Low-Temperature Coarsening and Plastic Flow Behavior of an Alpha/Beta Titanium Billet Material with an Ultrafine Microstructure

The influence of microstructure evolution on the low-temperature superplasticity of ultrafine alpha/beta titanium alloys was established. For this purpose, the static and dynamic coarsening response and plastic flow behavior of Ti-6Al-4V with a submicrocrystalline microstructure were determined via a series of heat treatments and uniaxaial compression tests at temperatures of 650 degrees C, 775 degrees C, and 815 degrees C. At all test temperatures, static coarsening exhibited diffusion-controlled (r(3) vs time) kinetics and followed a dependence on phase composition and volume fraction qualitatively similar to previous observations at 850 degrees C to 950 degrees C. Dynamic coarsening at 775 degrees C and 815 degrees C and strain rates of 10(-4) and 10(-3) s(-1) were similar to prior higher-temperature observations as well in that the kinetics were approximately one order of magnitude faster than the corresponding static behaviors.

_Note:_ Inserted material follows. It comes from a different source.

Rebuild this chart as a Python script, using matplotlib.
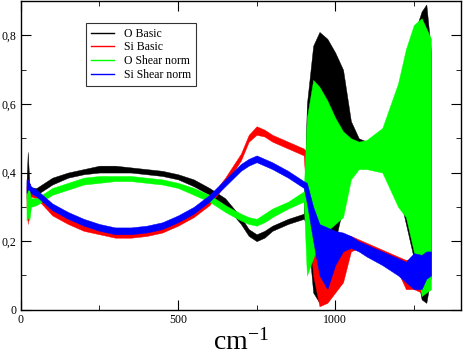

The increase in coarsening rate with superimposed deformation was attributed to the enhancement of diffusion by dislocations generated in the softer beta phase. With respect to deformation response, plastic flow was superplastic with m values of similar to 0.6 at 650 degrees C, 775 degrees C, and 815 degrees C and strain rates of 10(-4) and 10(-3) s(-1). Dynamic coarsening resulted in flow hardening at both temperatures and strain rates for a short preheat time (15 minutes) but was noticeably reduced when a longer preheat time (1 hour) was used prior to testing at 10(-3) s(-1). The latter behavior was largely attributed to noticeable static coarsening during preheating. A generalized constitutive relation based on a single stress exponent and the instantaneous alpha particle size was shown to describe the superplastic flow of ultrafine Ti-6Al-4V at low and high temperatures.